A guest blog post by Kristeena Patsche
I know I’ve said it once, but I’ll say it again. Dating a farmer is something you really have to adjust to. It is not an 8 a.m. to 5 p.m. job and your date night or dinner conversations revolve a little too much around the latest and greatest equipment (that he wants but can’t afford) or what went wrong (or right) that day.
But then there’s harvest season . . .
This brings us to a whole new level.
Being 26, many couples my age are spending their fall weekends either at apple orchards, haunted hayrides, fall festivals or zombie pub crawls, drinking pumpkin spice lattes or some sort of craft pumpkin beer.
Not us. I’ll be honest – we’re lucky if we get around to buying a pumpkin from the local grocery store, and even luckier if it gets carved together.
Dating a farmer is one thing, but dating a farmer during harvest is another. Here’s a few tips and tricks to surviving harvest while dating a farmer.
First and foremost, DON’T DO IT. Whether it’s a wedding, double date, or even a simple appointment, do not assume they’ll be available. Unless it’s raining or they’re broken down, they aren’t leaving the farm. And let’s be honest, if this were the case, they’re probably not pleasant to be around, anyways.
Know the fields and field names BEFORE harvest.

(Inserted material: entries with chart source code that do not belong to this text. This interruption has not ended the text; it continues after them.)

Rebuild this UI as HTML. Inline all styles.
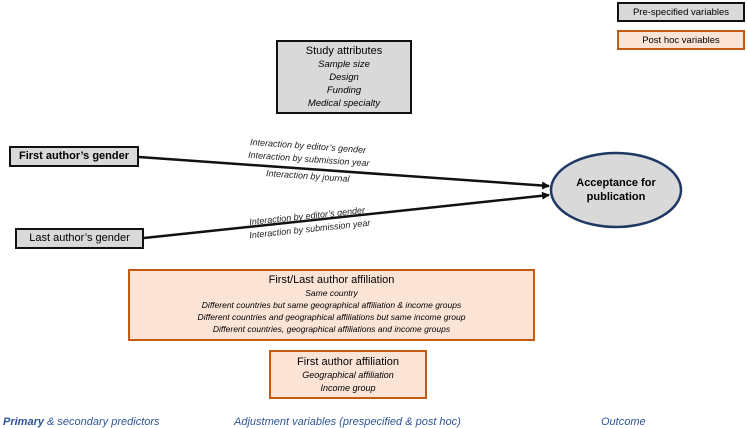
<!DOCTYPE html>
<html><head><style>
body{margin:0;width:747px;height:428px;background:#fff;position:relative;font-family:"Liberation Sans",sans-serif;overflow:hidden}
.b{position:absolute;box-sizing:border-box;text-align:center}
.g{background:#d9d9d9;border:2px solid #111}
.o{background:#fbe3d6;border:2px solid #c55a11}
.t{position:absolute;font-size:9px;font-style:italic;color:#222;white-space:nowrap}
.bot{position:absolute;top:416px;font-size:11px;font-style:italic;color:#2f5597;white-space:nowrap}
</style></head><body>
<div class="b g" style="left:617px;top:2px;width:128px;height:20px;font-size:9.5px;line-height:17px">Pre-specified variables</div>
<div class="b o" style="left:617px;top:30px;width:128px;height:20px;font-size:9.5px;line-height:17px">Post hoc variables</div>
<div class="b g" style="left:276px;top:40px;width:136px;height:74px;padding-top:3px;font-size:11px;line-height:13px">Study attributes<div style="font-style:italic;font-size:9.5px;line-height:13px">Sample size<br>Design<br>Funding<br>Medical specialty</div></div>
<div class="b g" style="left:9px;top:146px;width:130px;height:21px;border-width:2.5px;font-size:11px;font-weight:bold;line-height:16px">First author’s gender</div>
<div class="b g" style="left:15px;top:228px;width:129px;height:21px;font-size:11px;line-height:17px">Last author’s gender</div>
<svg style="position:absolute;left:0;top:0" width="747" height="428">
<defs><marker id="a" markerWidth="8" markerHeight="8" refX="7" refY="4" orient="auto" markerUnits="userSpaceOnUse"><path d="M0,0 L8,4 L0,8z" fill="#111"/></marker></defs>
<line x1="139" y1="157" x2="549" y2="186" stroke="#111" stroke-width="2.5" marker-end="url(#a)"/>
<line x1="144" y1="238" x2="549" y2="195" stroke="#111" stroke-width="2.5" marker-end="url(#a)"/>
<ellipse cx="616" cy="190" rx="65" ry="37" fill="#d9d9d9" stroke="#1f3864" stroke-width="2.5"/>
<text x="616" y="186" text-anchor="middle" font-size="11" font-weight="bold" font-family="Liberation Sans">Acceptance for</text>
<text x="616" y="200" text-anchor="middle" font-size="11" font-weight="bold" font-family="Liberation Sans">publication</text>
</svg>
<div class="t" style="left:250px;top:141px;transform:rotate(4deg)">Interaction by editor’s gender</div>
<div class="t" style="left:248px;top:154px;transform:rotate(4deg)">Interaction by submission year</div>
<div class="t" style="left:266px;top:171px;transform:rotate(4deg)">Interaction by journal</div>
<div class="t" style="left:249px;top:211px;transform:rotate(-6deg)">Interaction by editor’s gender</div>
<div class="t" style="left:249px;top:224px;transform:rotate(-6deg)">Interaction by submission year</div>
<div class="b o" style="left:128px;top:269px;width:407px;height:72px;padding-top:3px;font-size:11px;line-height:13px">First/Last author affiliation<div style="font-style:italic;font-size:8.5px;line-height:12px">Same country<br>Different countries but same geographical affiliation &amp; income groups<br>Different countries and geographical affiliations but same income group<br>Different countries, geographical affiliations and income groups</div></div>
<div class="b o" style="left:269px;top:350px;width:158px;height:49px;padding-top:4px;font-size:11px;line-height:13px">First author affiliation<div style="font-style:italic;font-size:9px;line-height:13px">Geographical affiliation<br>Income group</div></div>
<div class="bot" style="left:3px"><b>Primary</b> &amp; secondary predictors</div>
<div class="bot" style="left:234px">Adjustment variables (prespecified &amp; post hoc)</div>
<div class="bot" style="left:601px">Outcome</div>
</body></html>
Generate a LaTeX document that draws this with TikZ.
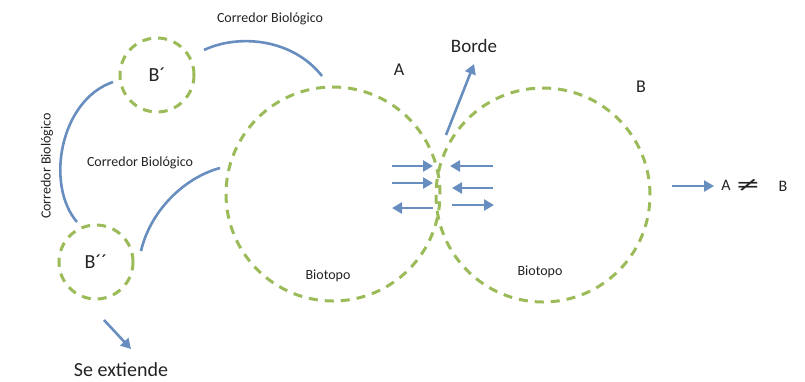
\documentclass[tikz,border=0pt]{standalone}
\usepackage{fontspec}
\usepackage{graphicx}
\setmainfont{Carlito}
\newfontfamily\symfont{DejaVu Sans}
\usetikzlibrary{arrows.meta}
\definecolor{habitat}{RGB}{155,187,89}
\definecolor{link}{RGB}{104,142,192}
\definecolor{ink}{RGB}{35,35,35}
\tikzset{
  habitat/.style={circle, draw=habitat, line width=3pt, dash pattern=on 9pt off 7pt, inner sep=0pt},
  corridor/.style={draw=link, line width=2.6pt},
  flow/.style={draw=link, line width=2.6pt, -{Triangle[length=10pt,width=11pt]}},
  small/.style={text=ink, font=\fontsize{14}{16}\selectfont},
  mid/.style={text=ink, font=\fontsize{18}{20}\selectfont},
  big/.style={text=ink, font=\fontsize{20}{22}\selectfont},
}
\begin{document}
\begin{tikzpicture}[x=1pt, y=-1pt]
\useasboundingbox (0,0) rectangle (805,381);

% habitats
\node[habitat, minimum size=214pt] (A) at (333,194) {};
\node[habitat, minimum size=214pt] (B) at (543,195) {};
\node[habitat, minimum size=74pt] (Bp) at (157,75) {};
\node[habitat, minimum size=74pt] (Bpp) at (96,262) {};

% habitat names
\node[big] (tBp) at (Bp) {B´};
\node[big] (tBpp) at (Bpp) {B´´};
\node[mid] (tA) at (399,70) {A};
\node[mid] (tB) at (641,87) {B};
\node[small] (bioA) at (328,276) {Biotopo};
\node[small] (bioB) at (540,272) {Biotopo};

% biological corridors
\coordinate (c1s) at (204,50);
\coordinate (c1e) at (322,76);
\coordinate (c2s) at (113,82);
\coordinate (c2e) at (77,222);
\coordinate (c3s) at (220,168);
\coordinate (c3e) at (141,251);
\draw[corridor] (c1s) .. controls (238,34) and (292,38) .. (c1e);
\draw[corridor] (c2s) .. controls (60,100) and (45,185) .. (c2e);
\draw[corridor] (c3s) .. controls (183,178) and (150,212) .. (c3e);
\node[small] (lc1) at (270,19) {Corredor Biológico};
\node[small] (lc2) at (140,163) {Corredor Biológico};
\node[small, rotate=90] (lc3) at (47,166) {Corredor Biológico};

% exchange across the border
\coordinate (l1a) at (392,166); \coordinate (l1b) at (433,166);
\coordinate (l2a) at (392,183); \coordinate (l2b) at (433,183);
\coordinate (l3a) at (433,208); \coordinate (l3b) at (392,208);
\coordinate (r1a) at (493,166); \coordinate (r1b) at (450,166);
\coordinate (r2a) at (493,188); \coordinate (r2b) at (452,188);
\coordinate (r3a) at (452,205); \coordinate (r3b) at (494,205);
\draw[flow] (l1a) -- (l1b);
\draw[flow] (l2a) -- (l2b);
\draw[flow] (l3a) -- (l3b);
\draw[flow] (r1a) -- (r1b);
\draw[flow] (r2a) -- (r2b);
\draw[flow] (r3a) -- (r3b);

% border
\node[big, font=\fontsize{19}{21}\selectfont] (borde) at (474,46) {Borde};
\coordinate (bs) at (446,135);
\coordinate (be) at (474,64);
\draw[flow] (bs) -- (be);

% expansion
\node[big] (ext) at (121,370) {Se extiende};
\coordinate (es) at (104,320);
\coordinate (ee) at (131,349);
\draw[flow] (es) -- (ee);

% difference between A and B
\coordinate (ds) at (672,186);
\coordinate (de) at (714,186);
\draw[flow] (ds) -- (de);
\node[mid, font=\fontsize{16}{18}\selectfont] (dA) at (726,185) {A};
\node[mid, font=\symfont\fontsize{20}{22}\selectfont] (dneq) at (748,185) {\scalebox{1.5}[1]{≠}};
\node[mid, font=\fontsize{16}{18}\selectfont] (dB) at (783,186) {B};
\end{tikzpicture}
\end{document}
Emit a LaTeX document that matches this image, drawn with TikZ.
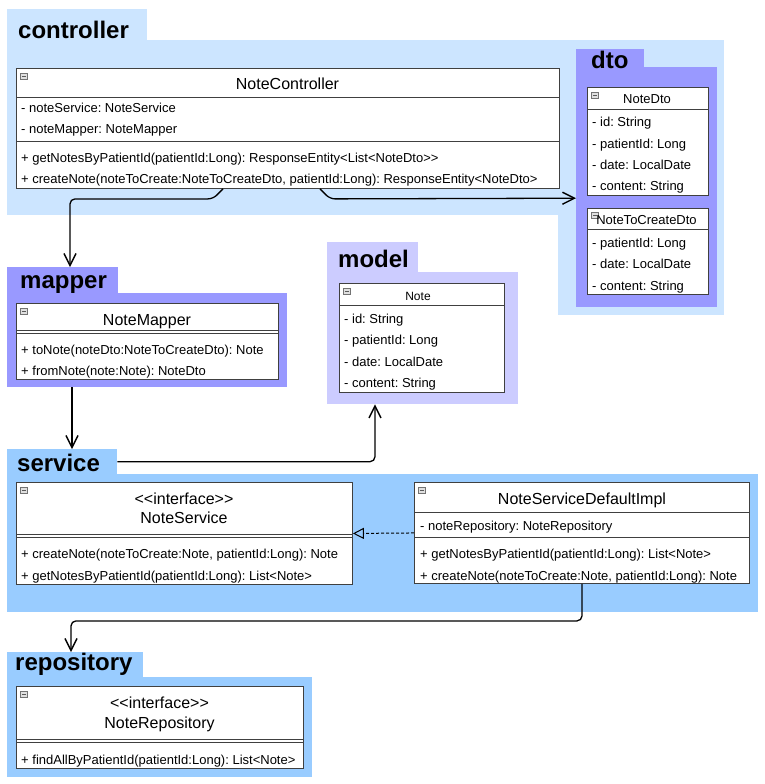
\documentclass[tikz,border=0pt]{standalone}
\usepackage{fontspec}
\setmainfont{Liberation Sans}[Ligatures=TeXOff]
\usetikzlibrary{arrows.meta}
\frenchspacing

\definecolor{ctrlblue}{RGB}{204,229,255}
\definecolor{svcblue}{RGB}{153,204,255}
\definecolor{dtopurple}{RGB}{153,153,255}
\definecolor{modelpurple}{RGB}{204,204,255}

\begin{document}
\begin{tikzpicture}[
    x=1pt, y=-1pt, % one unit per pixel, y grows downwards
    pkg/.style={fill=#1, inner sep=0pt, anchor=north west},
    ptitle/.style={anchor=base west, inner sep=0pt, font=\fontsize{24}{28}\selectfont\bfseries},
    cls/.style={draw=black!75, fill=white, line width=0.9pt, inner sep=0pt, anchor=north west},
    ctitle/.style={inner sep=0pt, text height=11.5pt, text depth=0pt, font=\fontsize{16}{19}\selectfont},
    stitle/.style={inner sep=0pt, text height=9.3pt, text depth=0pt, font=\fontsize{13}{15}\selectfont},
    member/.style={anchor=west, inner sep=0pt, text height=9.3pt, text depth=0pt, font=\fontsize{13}{15}\selectfont},
    sep/.style={draw=black!75, line width=0.9pt},
    icon/.style={
      draw=black!55, fill=black!12, line width=0.5pt,
      minimum width=7pt, minimum height=6pt, inner sep=0pt, anchor=north west,
      path picture={\draw[black!65, line width=0.6pt]
        ([xshift=1.5pt]path picture bounding box.west) -- ([xshift=-1.5pt]path picture bounding box.east);}
    },
    conn/.style={line width=1.3pt, rounded corners=5pt,
      -{Straight Barb[length=12pt, width=12pt, line width=1.4pt]}},
    realize/.style={draw=black, line width=1pt, dash pattern=on 3pt off 2pt,
      -{Triangle[open, length=11pt, width=11pt, line width=1pt]}},
  ]
    \useasboundingbox (0,0) rectangle (765,784);

    % packages
    \node[pkg=ctrlblue, minimum width=140pt, minimum height=31pt] (ctrltab) at (7,9) {};
    \node[pkg=ctrlblue, minimum width=717pt, minimum height=175pt] (ctrlbody) at (7,40) {};
    \node[pkg=ctrlblue, minimum width=166pt, minimum height=101pt] (ctrlext) at (558,214) {};
    \node[ptitle] (ctrltitle) at (18,39) {controller};

    \node[pkg=dtopurple, minimum width=68pt, minimum height=19pt] (dtotab) at (576,49) {};
    \node[pkg=dtopurple, minimum width=141pt, minimum height=240pt] (dtobody) at (576,67) {};
    \node[ptitle] (dtotitle) at (591,68) {dto};

    \node[pkg=dtopurple, minimum width=111pt, minimum height=26pt] (maptab) at (7,267) {};
    \node[pkg=dtopurple, minimum width=280pt, minimum height=94pt] (mapbody) at (7,293) {};
    \node[ptitle] (maptitle) at (20,288) {mapper};

    \node[pkg=modelpurple, minimum width=91pt, minimum height=30pt] (modtab) at (327,242) {};
    \node[pkg=modelpurple, minimum width=191pt, minimum height=132pt] (modbody) at (327,272) {};
    \node[ptitle] (modtitle) at (338,267) {model};

    \node[pkg=svcblue, minimum width=110pt, minimum height=25pt] (svctab) at (7,449) {};
    \node[pkg=svcblue, minimum width=751pt, minimum height=138pt] (svcbody) at (7,474) {};
    \node[ptitle] (svctitle) at (17,471) {service};

    \node[pkg=svcblue, minimum width=136pt, minimum height=25pt] (repotab) at (7,652) {};
    \node[pkg=svcblue, minimum width=305pt, minimum height=100pt] (repobody) at (7,677) {};
    \node[ptitle] (repotitle) at (15,670) {repository};

    % NoteController
    \node[cls, minimum width=543pt, minimum height=120pt] (nc) at (16,68) {};
    \node[icon] (ncicon) at ([shift={(4pt,-5pt)}]nc.north west) {};
    \node[ctitle] (nctitle) at (287.5,84) {NoteController};
    \draw[sep] ([yshift=-29pt]nc.north west) -- ([yshift=-29pt]nc.north east);
    \draw[sep] ([yshift=-73pt]nc.north west) -- ([yshift=-73pt]nc.north east);
    \foreach \txt [count=\i from 0] in {{- noteService: NoteService}, {- noteMapper: NoteMapper}}
      \node[member] (nc-a\i) at (21,{108+21*\i}) {\txt};
    \foreach \txt [count=\i from 0] in {
        {+ getNotesByPatientId(patientId:Long): ResponseEntity<List<NoteDto>>},
        {+ createNote(noteToCreate:NoteToCreateDto, patientId:Long): ResponseEntity<NoteDto>}}
      \node[member] (nc-m\i) at (21,{158+21*\i}) {\txt};

    % NoteDto
    \node[cls, minimum width=121pt, minimum height=108pt] (ndto) at (587,87) {};
    \node[icon] (ndtoicon) at ([shift={(4pt,-5pt)}]ndto.north west) {};
    \node[stitle] (ndtotitle) at (647,99) {NoteDto};
    \draw[sep] ([yshift=-22pt]ndto.north west) -- ([yshift=-22pt]ndto.north east);
    \foreach \txt [count=\i from 0] in {{- id: String}, {- patientId: Long}, {- date: LocalDate}, {- content: String}}
      \node[member] (ndto-a\i) at (592,{122+21.4*\i}) {\txt};

    % NoteToCreateDto
    \node[cls, minimum width=121pt, minimum height=86pt] (ncdto) at (587,208) {};
    \node[icon] (ncdtoicon) at ([shift={(4pt,-4pt)}]ncdto.north west) {};
    \node[stitle] (ncdtotitle) at (646.5,220) {NoteToCreateDto};
    \draw[sep] ([yshift=-21pt]ncdto.north west) -- ([yshift=-21pt]ncdto.north east);
    \foreach \txt [count=\i from 0] in {{- patientId: Long}, {- date: LocalDate}, {- content: String}}
      \node[member] (ncdto-a\i) at (592,{243+21.2*\i}) {\txt};

    % NoteMapper
    \node[cls, minimum width=262pt, minimum height=76pt] (nmap) at (16,303) {};
    \node[icon] (nmapicon) at ([shift={(4pt,-5pt)}]nmap.north west) {};
    \node[ctitle] (nmaptitle) at (147,320) {NoteMapper};
    \draw[sep] ([yshift=-27pt]nmap.north west) -- ([yshift=-27pt]nmap.north east);
    \draw[sep] ([yshift=-30pt]nmap.north west) -- ([yshift=-30pt]nmap.north east);
    \foreach \txt [count=\i from 0] in {{+ toNote(noteDto:NoteToCreateDto): Note}, {+ fromNote(note:Note): NoteDto}}
      \node[member] (nmap-m\i) at (21,{350+20.5*\i}) {\txt};

    % Note
    \node[cls, minimum width=165pt, minimum height=109pt] (note) at (339,283) {};
    \node[icon] (noteicon) at ([shift={(4pt,-5pt)}]note.north west) {};
    \node[stitle, font=\fontsize{12}{14}\selectfont] (notetitle) at (418,296) {Note};
    \draw[sep] ([yshift=-22pt]note.north west) -- ([yshift=-22pt]note.north east);
    \foreach \txt [count=\i from 0] in {{- id: String}, {- patientId: Long}, {- date: LocalDate}, {- content: String}}
      \node[member] (note-a\i) at (344,{319+21.3*\i}) {\txt};

    % NoteService
    \node[cls, minimum width=336pt, minimum height=102pt] (nsvc) at (16,482) {};
    \node[icon] (nsvcicon) at ([shift={(4pt,-5pt)}]nsvc.north west) {};
    \node[ctitle] (nsvcstereo) at (184,499) {<<interface>>};
    \node[ctitle] (nsvctitle) at (184,518) {NoteService};
    \draw[sep] ([yshift=-52pt]nsvc.north west) -- ([yshift=-52pt]nsvc.north east);
    \draw[sep] ([yshift=-55pt]nsvc.north west) -- ([yshift=-55pt]nsvc.north east);
    \foreach \txt [count=\i from 0] in {
        {+ createNote(noteToCreate:Note, patientId:Long): Note},
        {+ getNotesByPatientId(patientId:Long): List<Note>}}
      \node[member] (nsvc-m\i) at (21,{554+21.5*\i}) {\txt};

    % NoteServiceDefaultImpl
    \node[cls, minimum width=335pt, minimum height=101pt] (impl) at (414,482) {};
    \node[icon] (implicon) at ([shift={(4pt,-5pt)}]impl.north west) {};
    \node[ctitle] (impltitle) at (582,499) {NoteServiceDefaultImpl};
    \draw[sep] ([yshift=-30pt]impl.north west) -- ([yshift=-30pt]impl.north east);
    \draw[sep] ([yshift=-55pt]impl.north west) -- ([yshift=-55pt]impl.north east);
    \node[member] (impl-a0) at (420,526) {- noteRepository: NoteRepository};
    \foreach \txt [count=\i from 0] in {
        {+ getNotesByPatientId(patientId:Long): List<Note>},
        {+ createNote(noteToCreate:Note, patientId:Long): Note}}
      \node[member] (impl-m\i) at (420,{554+21.5*\i}) {\txt};

    % NoteRepository
    \node[cls, minimum width=287pt, minimum height=82pt] (nrep) at (16,686) {};
    \node[icon] (nrepicon) at ([shift={(4pt,-5pt)}]nrep.north west) {};
    \node[ctitle] (nrepstereo) at (159.5,703) {<<interface>>};
    \node[ctitle] (nreptitle) at (159.5,723) {NoteRepository};
    \draw[sep] ([yshift=-53pt]nrep.north west) -- ([yshift=-53pt]nrep.north east);
    \draw[sep] ([yshift=-56pt]nrep.north west) -- ([yshift=-56pt]nrep.north east);
    \node[member] (nrep-m0) at (21,760) {+ findAllByPatientId(patientId:Long): List<Note>};

    % dependencies
    \draw[conn] ([xshift=207pt]nc.south west) -- ++(-10,10) -| ([xshift=63pt]maptab.north west);
    \draw[conn] ([xshift=304pt]nc.south west) -- ++(10,10) -- ([yshift=-11pt]dtobody.west);
    \draw[conn] ([xshift=65pt]mapbody.south west) -- ([xshift=65pt]svctab.north west);
    \draw[conn] (svctab.east) -| ([xshift=48pt]modbody.south west);
    \draw[realize] (impl.west) -- (nsvc.east);
    \draw[conn] ([xshift=168pt]impl.south west) -- ++(0,37) -| ([xshift=64pt]repotab.north west);
  \end{tikzpicture}
\end{document}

There is nothing worse than saying, “I don’t know where that is,” or asking for directions to a field while they are multi-tasking in the tractor or combine. Plus, the directions usually include landmarks you’ve probably never heard of.
You know – take a left by that one farm site with the old red barn, you’ll then see a John Deere 4840 in the field (because we can all read that from the road or know what it looks like with a single glance), take another left, you’ll see a small red flag in the road ditch and it’s just beyond that on the right side of the road.
Just learn the different fields and field names before October rolls around. It’ll save you some stress.
Don’t comment on the lack of hygiene.
I’ll just say it. Putting on clean jeans every day, combing their hair daily or making sure they are clean shaven goes out the window during harvest. And it’s better if you just don’t comment on it. I grew up with my dad always telling me, “I won’t shave ‘til all the corn is in the bin.” Just accept they aren’t winning any beauty contests out there.
Stay clear of comparing progress to the neighbors.
Stay clear of comments like, “I saw so-and-so started picking corn today.” Or, “I saw so-and-so finished another field.” Don’t do it. Save yourself. Don’t cause any unneeded stress. You’ll thank me later.
Add meteorologist to your resume.
When rain is in the forecast, it’s a race against the clock. They’ll need to know where the rain is and when it’ll be here. Be prepared to know, but don’t ask how it’s coming. I can probably answer this for you – not fast enough.
Don’t ask when they’re coming home.
Harvest can feel like a never-ending cycle, day in and day out, working more than what they are sleeping. There are always things that can be done, even if they aren’t in the field. Don’t ask when they’ll be done for the day, because they probably don’t know. Or if they do, plan on an hour later than scheduled.
Make good food, not fancy, sloppy food.
During harvest, staying fed is critical. No one wants a hungry farmer who has just worked an entire day on four hours of sleep. If you’re making meals for the field, stick with foods that are easy to eat where half of it won’t end up on their lap. If they’re up against the clock, they might not have the time to stop and eat, so plan for food they can eat while driving.
If they don’t tell you how the crop is looking, don’t ask.
If they aren’t telling you the yields or how the crop is looking, there’s probably a reason for that. My advice–don’t ask until they tell you.
You’re not their priority . . . right now.
They have waited all summer to see how their hard work has paid off. Unfortunately, this time of year comes at a price. Be patient and flexible. I’d also recommend holding off on any sarcastic comments about being “neglected” until the middle of November.
If you feel single, remember it’s not forever.
There will be days or even weeks where you feel alone or wish you were able to do the typical “fall” activities. This is the one I find the most difficult, as I love everything about fall. I wish we were able to have fun dates together during fall, but my advice is this – make a point to plan something fun for after harvest. Just try and plan it before harvest, because you won’t get much of a response in the middle of October.
This is a crazy busy time of the year. Emotions are high and time is limited when you’re up against weather. They need your support, whether it’s visiting them in the field or making a quick “on the go” meal. Lend a hand when you can and let them know you’re proud of the work they do (while secretly counting down the days until it’s over).
Hopefully, these survival tips will help keep you (and your significant other) sane and together for another year. Good luck!